Isadora Romero and Soumya Sankar Bose at Rencontres d’Arles 2023

 

Soumya Sankar Bose

At this summer’s Rencontres d’Arles, Magnum Foundation is pleased to be supporting two exhibitions by Magnum Foundation Fellows: Isadora Romero’s Fume, Root, Seed and Soumya Sankar Bose’s A Discreet Exit through the Darkness, both curated by Tanvi Mishra in conjunction with the Louis Roederer Discovery Award. On view July 3 - August 27, 2023.

About Isadora Romero’s Fume, Root, Seed (Presented by Magnum Foundation)

When Isadora Romero found out that her great-grandmother and grandfather were seed guardians, she wondered if the need to tell stories about agrobiodiversity was in her blood. Over the last 20 years, 75% of seed varieties have been lost worldwide. Romero’s visual research engages with how the loss of ancestral memory and Indigenous knowledge ‒ resulting from colonization, forced displacement, and racism ‒ is causing seeds to disappear at an alarming rate.

Moving across multiple geographies in Latin America, Romero examines this crisis with breadth and precision. In Paraguay, she observes how women collectivize to counter agribusiness that limits produce for local consumption, and the inequitable land distribution that such businesses benefit from. In Mexico, she looks at the cultural significance of food and how the preservation of domesticated plants can be shaped by their relationship to the human species. In Ecuador, she attempts to understand the dual approaches towards conservation ‒ the Indigenous and the conventionally scientific ‒ acknowledging the investment of both communities in similar goals, but also the lack of dialogue between them. Her own family’s history in Colombia, and their contribution to the preservation of the potato seed, becomes the catalyst and culmination of the ethos of the project.

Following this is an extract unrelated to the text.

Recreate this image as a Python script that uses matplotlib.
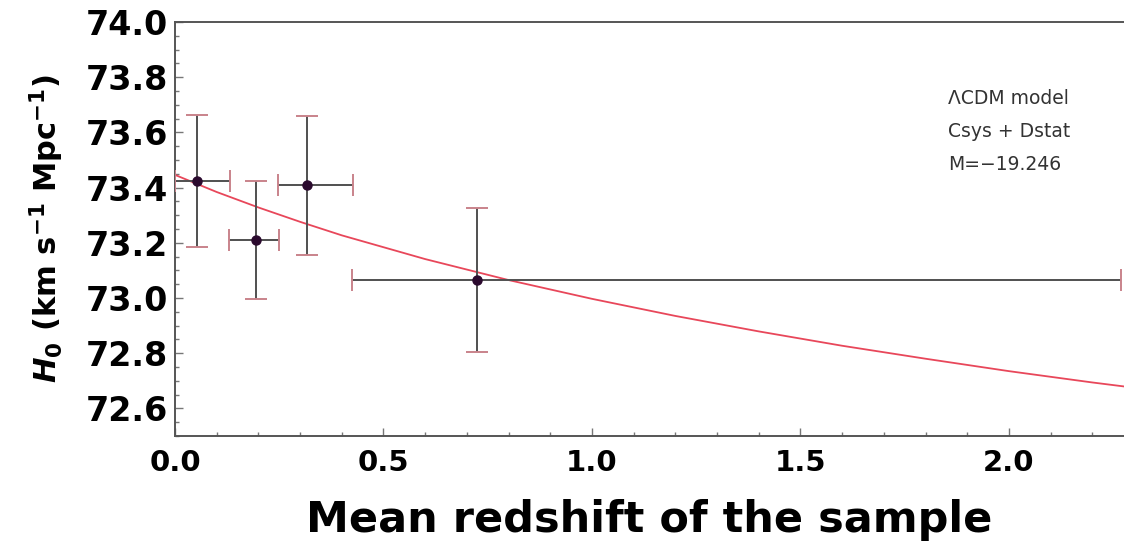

The excerpted chapters in this exhibition offer an alternate way of looking at environmental issues ‒ through the prism of possibility, instead of catastrophic consequence. Each one privileges a resistance: be it from women organizing against monoculture or from people for whom inherited knowledge systems are guiding forces. In looking towards the past, and to those that continue to relate to land, Fume, Root, Seed recalibrates the approach we adopt towards conversations around conservation. Learn more about the exhibit here.

About Soumya Sankar Bose’s A Discreet Exit through the Darkness (Presented by Experimenter with support from Magnum Foundation)

In 1969, at the tender age of nine, Soumya Sankar Bose’s mother went missing after she went to the neighbourhood confectionery to buy sweets for a religious offering. She was found three years later.

In an effort to piece together the incident related to the disappearance of his mother, Bose examines memory and its shifting nature in A Discreet Exit through the Darkness. Since his mother’s memory of the time was “wiped clean” due to prosopagnosia ‒ a condition that limits her ability to remember the facial features of the traffickers who kidnapped her ‒ Bose attempts to reconstruct the past based on the collective memory of his family members. Through the process, he continuously encounters conflicting accounts and unearths familial traumas resulting from an incident that left the household divided. In the absence of a cohesive record, the story of his mother’s disappearance enters the realm of fantasy, tinged with folklore and superstition.

Working on the edge of fiction ‒ recreating images inspired by real-life events ‒ Bose’s practice plays on photography’s complicated relationship with memory and truth. In acknowledging the speculative potential of the image, this work explores possible scenarios relating to his mother’s abduction, unfolding against the backdrop of the riots that preceded the partition of Bengal in 1971, ongoing at the time. Bose’s maternal grandfather, who was leading the search for his daughter, died the year before she was rescued. With his death, the trail of information on her disappearance was lost forever.

Accompanied by a reading from his grandfather’s fictional diary, Bose takes us on the journey of this search ‒ for his mother, and for that singular narrative that eludes the family that endured this irreparable loss. Learn more about the exhibit here.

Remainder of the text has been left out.